Criss-Cross Inheritance

The genes which are located on X chromosome (sex chromosome), are called sex linked genes. These genes show criss-cross inheritance.

When a male has a defective sex linked gene located on X chromosome he transmits the defective X chromosome to his daughter only during reproduction. The female who has this gene transmits it to her son and daughter both in equal probability. So the male passes on his recessive sex linked trait to 50% of his grandsons through his daughter.

The sex linked trait being recessive is not expressed in female but is expressed in males. Therefore males suffer from the genetic defect due to the presence of faulty gene on the single X-chromosome while females are only carriers of these defective genes as they have the other X which masks the effet of faulty gene. The trait shows up in females only both X chromosomes from mother and father have faulty gene.

This type of inheritance of recessive sex linked character from father to daughter and then from the daughter to her sons is known as criss-cross inheritance or sex linked or X-linked inheritance.

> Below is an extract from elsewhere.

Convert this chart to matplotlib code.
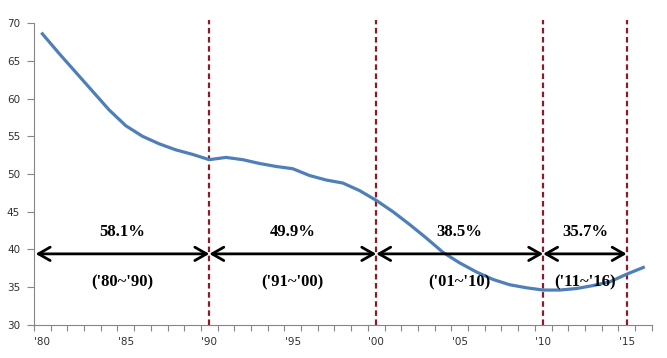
import matplotlib
matplotlib.use("Agg")
import matplotlib.pyplot as plt

years = list(range(1980, 2017))
values = [68.6, 66.0, 63.5, 61.0, 58.5, 56.4, 55.0, 54.0, 53.2, 52.6,
          51.9, 52.2, 51.9, 51.4, 51.0, 50.7, 49.8, 49.2, 48.8, 47.8,
          46.5, 45.0, 43.3, 41.5, 39.6, 38.2, 37.0, 36.0, 35.3, 34.9,
          34.6, 34.6, 34.8, 35.2, 35.7, 36.7, 37.6]

period_edges = [1979.6, 1990, 2000, 2010, 2015]
period_rates = ["58.1%", "49.9%", "38.5%", "35.7%"]
period_names = ["('80~'90)", "('91~'00)", "('01~'10)", "('11~'16)"]
split_years = [1990, 2000, 2010, 2015]
arrow_y = 39.4

tick_years = [1980, 1985, 1990, 1995, 2000, 2005, 2010, 2015]
tick_labels = ["'80", "'85", "'90", "'95", "'00", "'05", "'10", "'15"]

fig = plt.figure(figsize=(6.67, 3.58), dpi=100)
ax = fig.add_axes([0.051, 0.093, 0.926, 0.842])

ax.plot(years, values, color='#4F7FB8', lw=2.3, solid_joinstyle='round', zorder=3)

# dashed separators between periods
ax.vlines(split_years, 30, 70.4, colors='#8B1A2B', linestyles=(0, (2.5, 1.6)),
          lw=1.6, clip_on=False, zorder=2)

for i in range(len(period_rates)):
    x0, x1 = period_edges[i], period_edges[i + 1]
    ax.annotate('', xy=(x0, arrow_y), xytext=(x1, arrow_y),
                arrowprops=dict(arrowstyle='<->,head_length=0.7,head_width=0.4',
                                color='black', lw=2, mutation_scale=12,
                                shrinkA=0, shrinkB=0),
                zorder=4)
    xm = (x0 + x1) / 2
    ax.text(xm, 42.3, period_rates[i], ha='center', va='center',
            family='Liberation Serif', fontweight='bold', fontsize=12)
    ax.text(xm, 35.65, period_names[i], ha='center', va='center',
            family='Liberation Serif', fontweight='bold', fontsize=12)

ax.set_xlim(1979.5, 2016.5)
ax.set_ylim(30, 70)
ax.set_yticks(range(30, 71, 5))
ax.set_xticks(tick_years)
ax.set_xticklabels(tick_labels)
ax.set_xticks([y - 0.5 for y in range(1980, 2018)], minor=True)

for s in ['top', 'right']:
    ax.spines[s].set_visible(False)
for s in ['left', 'bottom']:
    ax.spines[s].set_color('#868686')
    ax.spines[s].set_linewidth(0.8)

ax.tick_params(axis='y', length=5, width=0.8, color='#868686', pad=5,
               labelsize=7.5, labelcolor='#303030')
ax.tick_params(axis='x', which='major', length=0, pad=9,
               labelsize=7.5, labelcolor='#303030')
ax.tick_params(axis='x', which='minor', length=4, width=0.8, color='#868686')

fig.savefig('out.png', dpi=100)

Criss Cross Inheritance in Humans

Red green colour blindness and Haemophilia are examples of sex linked inheritance in humans. The defective gene is located on X chromosome. Thus a single defective gene causes disease in male while two defective genes (homozygous condition) only can cause the disease in female.

Females in heterozygous condition are apparently normal but actually the carriers of the disease. Carrier females pass this defective gene to 50% of her sons. The disease is expressed only in males because male does not have the partners of the genes on Y Chromosome to mask the effect of the faulty gene.